Ce film brille par sa représentation de l'hétérosexualité (le mariage en particulier) au travers d'une femme à l'esprit pétri d'ordre, de traditions et de rituels, et j'aime penser que c'est là son but premier. A l'inverse d'un Épouses et Concubines (par exemple) qui enferme petit à petit son personnage d'épouse dans un carcan social imposé et absurde jusqu'à atteindre la folie (sans trop d'hystérie en plus), Mother! préfère une femme déjà complètement aliénée par une certaine idée du mariage et de la féminité, qui nous est montrée comme juste et vertueuse puisque la caméra ne quitte jamais le visage de Jennifer Lawrence, perpétuellement horrifié au moindre écart dans sa vie tranquille de bobonne. L'exact reflet inversé de cette féminité introvertie, morne et froide (sauf pour son mari et son enfant) est la masculinité créatrice (non pas par le corps mais par l'esprit ; même lorsque Lawrence crée en rénovant la maison, sa création en devient biologique), sociale et flamboyante du mari. Une analyse magistrale des rapports de genre, toujours validée par le film comme étant un ordre naturel et inaltérable (malheureusement l'homme ne peut pas changer, et la femme sera toujours psychorigide). Un premier bon point réactionnaire qui réussit malgré tout à donner envie de fuir le mariage, si ce n'est l'hétérosexualité tout court.

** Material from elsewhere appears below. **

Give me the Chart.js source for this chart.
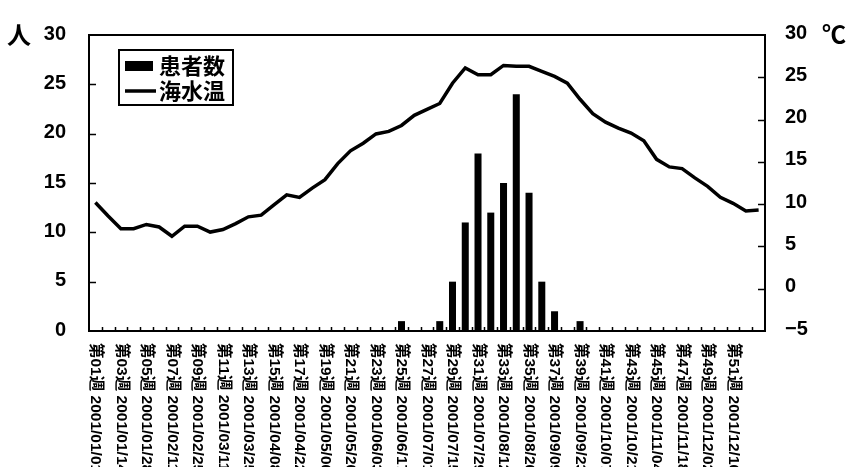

Malheureusement ce n'était apparemment pas l'idée d'Aronofsky, qui envisageait plutôt une métaphore biblique et/ou écologique. Pourquoi pas (si ce n'est la relation qui devient étrange entre Dieu et "Mère Nature", devant être en toute logique Sa fille si c'est bien Lui qui l'a créée, mais ça colle avec l'idée réac de la mère/enfant). Un Dieu très clément et indifférent d'ailleurs, qui ne châtie ni n'aime les Hommes, aide tout de même Eve et Adam (motivés sans serpent à commettre une erreur qui ne les fera en fait pas jeter du jardin d'Eden, etc). L'aspect écologique se retrouve plutôt dans la seconde partie, risible par sa rapidité et son envie d'en découdre avec l'histoire moderne (en particulier la guerre pour la guerre et l'entièreté absolue de l'humanité qui pille sans aucun respect, en toute justesse et réalisme). Mention spéciale au Christ (ou à la représentation de la vie elle-même, on ne sait pas) qui se fait littéralement dévorer. Une vision nihiliste qui plane au-dessus de toute l'humanité, unilatéralement vile et destructrice, sans espoir de rédemption (si ce n'est en repartant de zéro). Un deuxième bon point réactionnaire.
Niveau technique, j'espère que le monteur son s'est au moins bien amusé avec ses clochettes et autres tintements. Avec derrière un mixage pareil, on frôle le fascisme.